When the sensation of bitterness hits your palate, it causes your digestive system to perk up, producing and releasing stomach acids and saliva which help break down food. This can help ease any stomach problems you may be experiencing, and help with things like heartburn. However, if your digestive system is in good shape, bitters can overstimulate it, creating more acid than you need. This can cause the very same issues that bitters are supposed to cure. So as with any dietary supplement, bitters should be used cautiously to avoid any potential negative reactions.
Because bitters are used in such small amounts, there isn't much to speak of when it comes to caloric and nutritional content. Exact figures will vary based on the particular brand, but generally you're going to find a small handful of calories and negligible amounts of carbohydrate in a serving of bitters.
How to store bitters
Bitters made with high-proof alcohol have no expiration date, and if stored unopened in a cool, dry place, can potentially last indefinitely. Once the bottle is cracked open, though, the introduction of oxygen to the liquid inside can cause it to subtly change in flavor and color. Bitters won't go bad, like perishable items, but the flavor may become less potent over time — think of them like spices in that regard. All the same, even opened, these kinds of bitters can last largely unchanged for years, decades, or even longer.
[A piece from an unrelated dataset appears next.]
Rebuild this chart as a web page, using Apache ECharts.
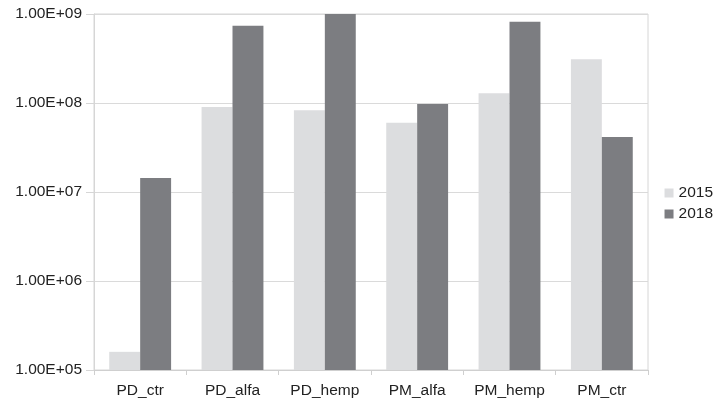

For bitters made with non-alcoholic base liquids, the shelf life will likely be shorter. If you have glycerin-based or other types of bitters, make sure to check the bottle for a "best by" date and use accordingly. Either kind of bitters can be kept out at room temperature, as both alcohol and glycerin have preservative qualities. For the best chance of retaining their flavors and aromas, once the bottles are opened, store them in the refrigerator. The lower temperature will keep them from oxidizing too quickly.
Substitutes for bitters
Finding a proper substitute for cocktail bitters can be a challenge, as there isn't much out there that can compete when it comes to flavor concentration. However, if you find yourself craving a Manhattan and your bottle of Angostura is bone dry, it's not the end of the world. There are a few different ways to provide a similar effect to what bitters bring. Depending on how well-stocked your spice rack or back bar is, these can be easy fixes if you're out of bitters.
While most people likely don't have bitter roots lying around, other flavoring elements of bitters may be close at hand that you can use to flavor your drink. If you're out of orange bitters, peel some citrus and stir or shake it in with the rest of the cocktail. Same goes for spices, if you're looking to recreate aromatic bitters — crush or grind some clove, cinnamon, or whatever whole baking spices you have, and let them sit in contact with the drink for a bit before stirring, shaking, and straining them out.
If you're short on these types of ingredients but stocked up on liqueurs, chances are you may have a bottle that's bitter enough to serve as a substitute. Since liqueurs are sweetened and diluted, they won't operate exactly like bitters, but the flavors will be similar. Red bitter liqueurs like Campari or Aperol, or darker styles like amaro and Fernet can provide that bitter balance.